Ahimsa:
I may be mistaken, but I thought the first Black Catholic priest in the U.S. was Father James Healy (ordained 1854 in Paris, France).
Ahimsa
You make a great point!
Around Chicago I have never heard of Father Healy as the first black priest
Around here we like the legend of Father Tolton
Although I remember reading about Healy as the bishop of Maine, come to think of it.
Anyway we are now in the grasp of a puzzle about these “firsts”.
First, one never knows the proper terminology to use any more. Many people object to the hyphenated label, and I don’t really blame them whether I understand it or not. I would rather use the terms people chose for themselves. But what constitutes a black in this context anyway?
Read this:
Born a slave, condemned to a lifetime of frustration and failure, and even in death denied a burial spot all of his own – this was the story of Augustine Tolton, a native of Ralls County and the first full blooded Negro Catholic priest in the United States.
(snip)
Ironically, the prejudice that prevented this brilliant young man from studying for the priesthood in his own land was the cause of his being sent to the foremost college of the Catholic Church. Finding that he could not pursue his studies here, some of his priest benefactors found channels through which he might be sent to the College of Sacred Propaganda at Rome.
There, after six years, of study, Father Augustine Tolton was ordained a Catholic priest (1886). Receiving his priesthood from Cardinal Parocchi in St. John Lateran in Rome, the young prelate was informed that his mission was to be the Negroes of the United States.
I read somewhere long ago that he had wanted to go to Africa as a missionary, he certainly wouldn’t have been the first black Catholic priest there!
I point this out because the article says he was a “full blooded negro” vs the outdated but still precise “mulatto” (or “quadroon” as the case may be) classification of Father Healy. This was interesting to people because it was evidence of the Catholic church attracting an ethnic group that was not traditionally Catholic.

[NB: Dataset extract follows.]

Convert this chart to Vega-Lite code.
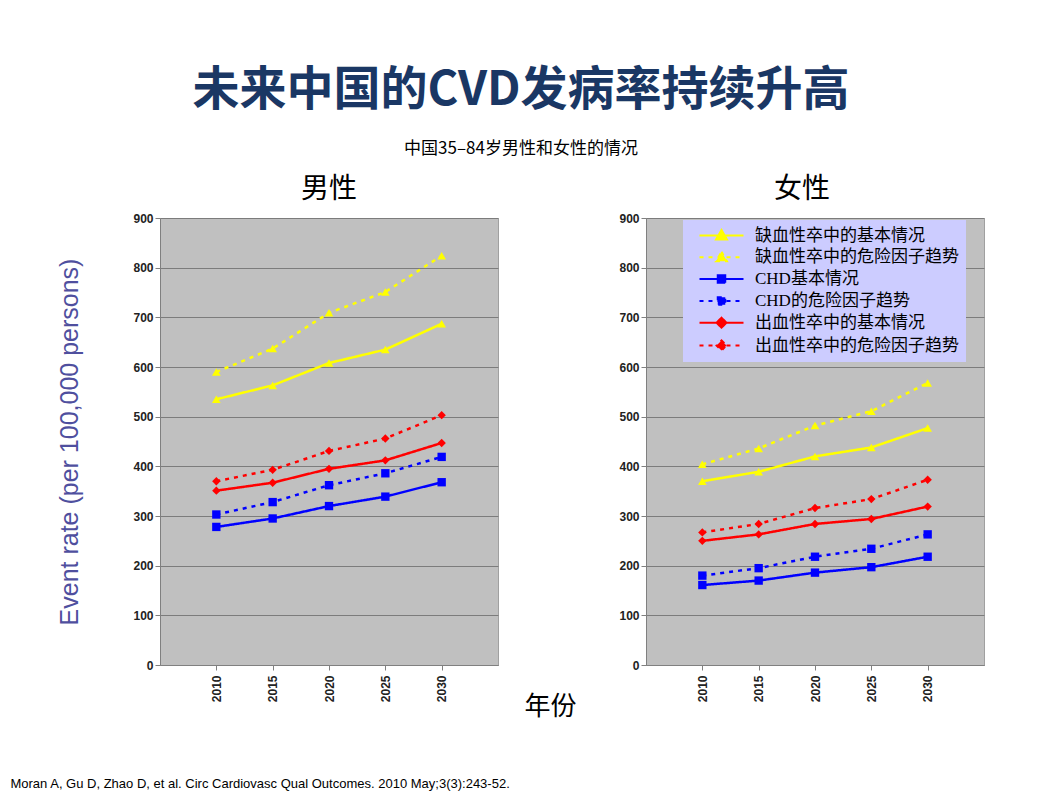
{
  "$schema": "https://vega.github.io/schema/vega-lite/v6.json",
  "background": "white",
  "padding": {"left": 10, "top": 66, "right": 10, "bottom": 2},
  "title": {
    "text": "Moran A, Gu D, Zhao D, et al. Circ Cardiovasc Qual Outcomes. 2010 May;3(3):243-52.",
    "orient": "bottom",
    "anchor": "start",
    "dx": -47,
    "offset": 58,
    "font": "Liberation Sans",
    "fontSize": 13,
    "fontWeight": "normal",
    "color": "#000"
  },
  "datasets": {
    "cvd": [
      {"sex": "男性", "series": "缺血性卒中的基本情况", "year": "2010", "value": 535},
      {"sex": "男性", "series": "缺血性卒中的基本情况", "year": "2015", "value": 563},
      {"sex": "男性", "series": "缺血性卒中的基本情况", "year": "2020", "value": 608},
      {"sex": "男性", "series": "缺血性卒中的基本情况", "year": "2025", "value": 635},
      {"sex": "男性", "series": "缺血性卒中的基本情况", "year": "2030", "value": 687},
      {"sex": "男性", "series": "缺血性卒中的危险因子趋势", "year": "2010", "value": 590},
      {"sex": "男性", "series": "缺血性卒中的危险因子趋势", "year": "2015", "value": 637},
      {"sex": "男性", "series": "缺血性卒中的危险因子趋势", "year": "2020", "value": 709},
      {"sex": "男性", "series": "缺血性卒中的危险因子趋势", "year": "2025", "value": 751},
      {"sex": "男性", "series": "缺血性卒中的危险因子趋势", "year": "2030", "value": 824},
      {"sex": "男性", "series": "CHD基本情况", "year": "2010", "value": 278},
      {"sex": "男性", "series": "CHD基本情况", "year": "2015", "value": 295},
      {"sex": "男性", "series": "CHD基本情况", "year": "2020", "value": 320},
      {"sex": "男性", "series": "CHD基本情况", "year": "2025", "value": 339},
      {"sex": "男性", "series": "CHD基本情况", "year": "2030", "value": 368},
      {"sex": "男性", "series": "CHD的危险因子趋势", "year": "2010", "value": 303},
      {"sex": "男性", "series": "CHD的危险因子趋势", "year": "2015", "value": 328},
      {"sex": "男性", "series": "CHD的危险因子趋势", "year": "2020", "value": 362},
      {"sex": "男性", "series": "CHD的危险因子趋势", "year": "2025", "value": 386},
      {"sex": "男性", "series": "CHD的危险因子趋势", "year": "2030", "value": 419},
      {"sex": "男性", "series": "出血性卒中的基本情况", "year": "2010", "value": 351},
      {"sex": "男性", "series": "出血性卒中的基本情况", "year": "2015", "value": 367},
      {"sex": "男性", "series": "出血性卒中的基本情况", "year": "2020", "value": 395},
      {"sex": "男性", "series": "出血性卒中的基本情况", "year": "2025", "value": 412},
      {"sex": "男性", "series": "出血性卒中的基本情况", "year": "2030", "value": 447},
      {"sex": "男性", "series": "出血性卒中的危险因子趋势", "year": "2010", "value": 370},
      {"sex": "男性", "series": "出血性卒中的危险因子趋势", "year": "2015", "value": 393},
      {"sex": "男性", "series": "出血性卒中的危险因子趋势", "year": "2020", "value": 431},
      {"sex": "男性", "series": "出血性卒中的危险因子趋势", "year": "2025", "value": 456},
      {"sex": "男性", "series": "出血性卒中的危险因子趋势", "year": "2030", "value": 503},
      {"sex": "女性", "series": "缺血性卒中的基本情况", "year": "2010", "value": 370},
      {"sex": "女性", "series": "缺血性卒中的基本情况", "year": "2015", "value": 389},
      {"sex": "女性", "series": "缺血性卒中的基本情况", "year": "2020", "value": 420},
      {"sex": "女性", "series": "缺血性卒中的基本情况", "year": "2025", "value": 438},
      {"sex": "女性", "series": "缺血性卒中的基本情况", "year": "2030", "value": 477},
      {"sex": "女性", "series": "缺血性卒中的危险因子趋势", "year": "2010", "value": 404},
      {"sex": "女性", "series": "缺血性卒中的危险因子趋势", "year": "2015", "value": 436},
      {"sex": "女性", "series": "缺血性卒中的危险因子趋势", "year": "2020", "value": 482},
      {"sex": "女性", "series": "缺血性卒中的危险因子趋势", "year": "2025", "value": 511},
      {"sex": "女性", "series": "缺血性卒中的危险因子趋势", "year": "2030", "value": 568},
      {"sex": "女性", "series": "CHD基本情况", "year": "2010", "value": 161},
      {"sex": "女性", "series": "CHD基本情况", "year": "2015", "value": 170},
      {"sex": "女性", "series": "CHD基本情况", "year": "2020", "value": 186},
      {"sex": "女性", "series": "CHD基本情况", "year": "2025", "value": 197},
      {"sex": "女性", "series": "CHD基本情况", "year": "2030", "value": 218},
      {"sex": "女性", "series": "CHD的危险因子趋势", "year": "2010", "value": 180},
      {"sex": "女性", "series": "CHD的危险因子趋势", "year": "2015", "value": 195},
      {"sex": "女性", "series": "CHD的危险因子趋势", "year": "2020", "value": 218},
      {"sex": "女性", "series": "CHD的危险因子趋势", "year": "2025", "value": 234},
      {"sex": "女性", "series": "CHD的危险因子趋势", "year": "2030", "value": 263},
      {"sex": "女性", "series": "出血性卒中的基本情况", "year": "2010", "value": 250},
      {"sex": "女性", "series": "出血性卒中的基本情况", "year": "2015", "value": 263},
      {"sex": "女性", "series": "出血性卒中的基本情况", "year": "2020", "value": 284},
      {"sex": "女性", "series": "出血性卒中的基本情况", "year": "2025", "value": 294},
      {"sex": "女性", "series": "出血性卒中的基本情况", "year": "2030", "value": 319},
      {"sex": "女性", "series": "出血性卒中的危险因子趋势", "year": "2010", "value": 267},
      {"sex": "女性", "series": "出血性卒中的危险因子趋势", "year": "2015", "value": 284},
      {"sex": "女性", "series": "出血性卒中的危险因子趋势", "year": "2020", "value": 316},
      {"sex": "女性", "series": "出血性卒中的危险因子趋势", "year": "2025", "value": 334},
      {"sex": "女性", "series": "出血性卒中的危险因子趋势", "year": "2030", "value": 373}
    ]
  },
  "vconcat": [
    {
      "title": {
        "text": "未来中国的CVD发病率持续升高",
        "subtitle": "中国35–84岁男性和女性的情况",
        "anchor": "middle",
        "font": "Noto Sans CJK SC",
        "fontSize": 47,
        "fontWeight": "bold",
        "color": "#1a3764",
        "subtitleFont": "Noto Sans CJK SC",
        "subtitleFontSize": 17,
        "subtitleColor": "#000",
        "subtitlePadding": 26,
        "offset": 18
      },
      "bounds": "flush",
      "spacing": 148,
      "resolve": {"scale": {"color": "independent", "shape": "independent", "strokeDash": "independent"}},
      "hconcat": [
        {
          "width": 338,
          "height": 447,
          "title": {"text": "男性", "fontSize": 28, "font": "Noto Sans CJK SC", "fontWeight": "normal", "color": "#000", "offset": 8},
          "data": {"name": "cvd"},
          "transform": [{"filter": {"field": "sex", "equal": "男性"}}],
          "encoding": {
            "x": {
              "field": "year",
              "type": "ordinal",
              "scale": {"type": "point", "padding": 1},
              "axis": {
                "title": "年份",
                "titleX": 390,
                "titleY": 41,
                "titleAlign": "center",
                "titleBaseline": "middle",
                "titleFont": "Noto Sans CJK SC",
                "titleFontSize": 26,
                "titleFontWeight": "normal",
                "titleColor": "#000",
                "labelAngle": -90
              }
            },
            "y": {
              "field": "value",
              "type": "quantitative",
              "scale": {"domain": [0, 900]},
              "axis": {
                "values": [0, 100, 200, 300, 400, 500, 600, 700, 800, 900],
                "title": "Event rate (per 100,000 persons)",
                "titleFont": "Liberation Sans",
                "titleFontSize": 25,
                "titleFontWeight": "normal",
                "titleColor": "#4f4f9e",
                "titlePadding": 50
              }
            },
            "color": {
              "field": "series",
              "type": "nominal",
              "scale": {
                "domain": ["缺血性卒中的基本情况", "缺血性卒中的危险因子趋势", "CHD基本情况", "CHD的危险因子趋势", "出血性卒中的基本情况", "出血性卒中的危险因子趋势"],
                "range": ["#ffff00", "#ffff00", "#0000ff", "#0000ff", "#ff0000", "#ff0000"]
              },
              "legend": null
            }
          },
          "layer": [
            {
              "mark": {"type": "line", "strokeWidth": 2.5},
              "encoding": {
                "strokeDash": {
                  "field": "series",
                  "type": "nominal",
                  "scale": {
                    "domain": ["缺血性卒中的基本情况", "缺血性卒中的危险因子趋势", "CHD基本情况", "CHD的危险因子趋势", "出血性卒中的基本情况", "出血性卒中的危险因子趋势"],
                    "range": [[1, 0], [4, 5], [1, 0], [4, 5], [1, 0], [4, 5]]
                  },
                  "legend": null
                }
              }
            },
            {
              "transform": [{"filter": {"field": "series", "oneOf": ["缺血性卒中的基本情况", "缺血性卒中的危险因子趋势"]}}],
              "mark": {"type": "point", "shape": "triangle-up", "filled": true, "size": 75, "opacity": 1}
            },
            {
              "transform": [{"filter": {"field": "series", "oneOf": ["CHD基本情况", "CHD的危险因子趋势"]}}],
              "mark": {"type": "point", "shape": "square", "filled": true, "size": 70, "opacity": 1}
            },
            {
              "transform": [{"filter": {"field": "series", "oneOf": ["出血性卒中的基本情况", "出血性卒中的危险因子趋势"]}}],
              "mark": {"type": "point", "shape": "diamond", "filled": true, "size": 70, "opacity": 1}
            }
          ]
        },
        {
          "width": 338,
          "height": 447,
          "title": {"text": "女性", "fontSize": 28, "font": "Noto Sans CJK SC", "fontWeight": "normal", "color": "#000", "offset": 8, "dx": -13},
          "data": {"name": "cvd"},
          "transform": [{"filter": {"field": "sex", "equal": "女性"}}],
          "encoding": {
            "x": {
              "field": "year",
              "type": "ordinal",
              "scale": {"type": "point", "padding": 1},
              "axis": {"title": null, "labelAngle": -90}
            },
            "y": {
              "field": "value",
              "type": "quantitative",
              "scale": {"domain": [0, 900]},
              "axis": {"values": [0, 100, 200, 300, 400, 500, 600, 700, 800, 900], "title": null}
            },
            "color": {
              "field": "series",
              "type": "nominal",
              "scale": {
                "domain": ["缺血性卒中的基本情况", "缺血性卒中的危险因子趋势", "CHD基本情况", "CHD的危险因子趋势", "出血性卒中的基本情况", "出血性卒中的危险因子趋势"],
                "range": ["#ffff00", "#ffff00", "#0000ff", "#0000ff", "#ff0000", "#ff0000"]
              },
              "legend": {
                "orient": "none",
                "legendX": 37,
                "legendY": 2,
                "title": null,
                "fillColor": "#ccccff",
                "padding": 7,
                "labelFont": "Liberation Serif, Noto Sans CJK SC",
                "labelFontSize": 17,
                "labelColor": "#000",
                "labelLimit": 320,
                "labelOffset": 25,
                "symbolSize": 100,
                "symbolOffset": 23,
                "symbolStrokeWidth": 2,
                "rowPadding": 3.8,
                "encode": {
                  "symbols": {
                    "update": {
                      "shape": {"signal": "(datum.value === 'CHD基本情况' || datum.value === 'CHD的危险因子趋势') ? 'M-4.4,0H4.4M-0.75,-0.75H0.75V0.75H-0.75Z' : (datum.value === '出血性卒中的基本情况' || datum.value === '出血性卒中的危险因子趋势') ? 'M-4.4,0H4.4M0,-1L1,0L0,1L-1,0Z' : 'M-4.4,0H4.4M0,-1.1L1.1,0.8H-1.1Z'"},
                      "strokeDash": {"signal": "(datum.value === '缺血性卒中的危险因子趋势' || datum.value === 'CHD的危险因子趋势' || datum.value === '出血性卒中的危险因子趋势') ? [3, 4] : [1, 0]"},
                      "fill": {"signal": "(datum.value === 'CHD基本情况' || datum.value === 'CHD的危险因子趋势') ? '#0000ff' : (datum.value === '出血性卒中的基本情况' || datum.value === '出血性卒中的危险因子趋势') ? '#ff0000' : '#ffff00'"},
                      "stroke": {"signal": "(datum.value === 'CHD基本情况' || datum.value === 'CHD的危险因子趋势') ? '#0000ff' : (datum.value === '出血性卒中的基本情况' || datum.value === '出血性卒中的危险因子趋势') ? '#ff0000' : '#ffff00'"},
                      "strokeWidth": {"value": 2},
                      "opacity": {"value": 1}
                    }
                  }
                }
              }
            }
          },
          "layer": [
            {
              "mark": {"type": "line", "strokeWidth": 2.5},
              "encoding": {
                "strokeDash": {
                  "field": "series",
                  "type": "nominal",
                  "scale": {
                    "domain": ["缺血性卒中的基本情况", "缺血性卒中的危险因子趋势", "CHD基本情况", "CHD的危险因子趋势", "出血性卒中的基本情况", "出血性卒中的危险因子趋势"],
                    "range": [[1, 0], [4, 5], [1, 0], [4, 5], [1, 0], [4, 5]]
                  },
                  "legend": null
                }
              }
            },
            {
              "transform": [{"filter": {"field": "series", "oneOf": ["缺血性卒中的基本情况", "缺血性卒中的危险因子趋势"]}}],
              "mark": {"type": "point", "shape": "triangle-up", "filled": true, "size": 75, "opacity": 1}
            },
            {
              "transform": [{"filter": {"field": "series", "oneOf": ["CHD基本情况", "CHD的危险因子趋势"]}}],
              "mark": {"type": "point", "shape": "square", "filled": true, "size": 70, "opacity": 1}
            },
            {
              "transform": [{"filter": {"field": "series", "oneOf": ["出血性卒中的基本情况", "出血性卒中的危险因子趋势"]}}],
              "mark": {"type": "point", "shape": "diamond", "filled": true, "size": 70, "opacity": 1}
            }
          ]
        }
      ]
    }
  ],
  "config": {
    "view": {"fill": "#c0c0c0", "stroke": "#a0a0a0"},
    "axis": {
      "labelFont": "Liberation Sans",
      "labelFontSize": 12,
      "labelFontWeight": "bold",
      "labelColor": "#222",
      "domainColor": "#808080",
      "tickColor": "#808080",
      "gridColor": "#7c7c7c",
      "tickSize": 5
    },
    "axisX": {"grid": false, "labelPadding": 5}
  }
}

Secondly, if we should include mixed race individuals (I can’t see why not) I wouldn’t be surpised if there was an even earlier candidate for the title from Louisiana, if we can include Haiti, I think it is a sure thing that we will find an earlier candidate.
If people are only concerned with the “American” experience of a Protestant, English speaking USA where black Catholics have been a rarity in the past and still are a small percentage of the total population, then black means Black-American, or you-name-it-American. Isn’t this fun? I suppose that when people were using terms like Negro and Mulatto nobody imagined that they were both black.
But I concede your point, Healy was earlier by 32 years, since by today’s standards we might call him Black, not Irish.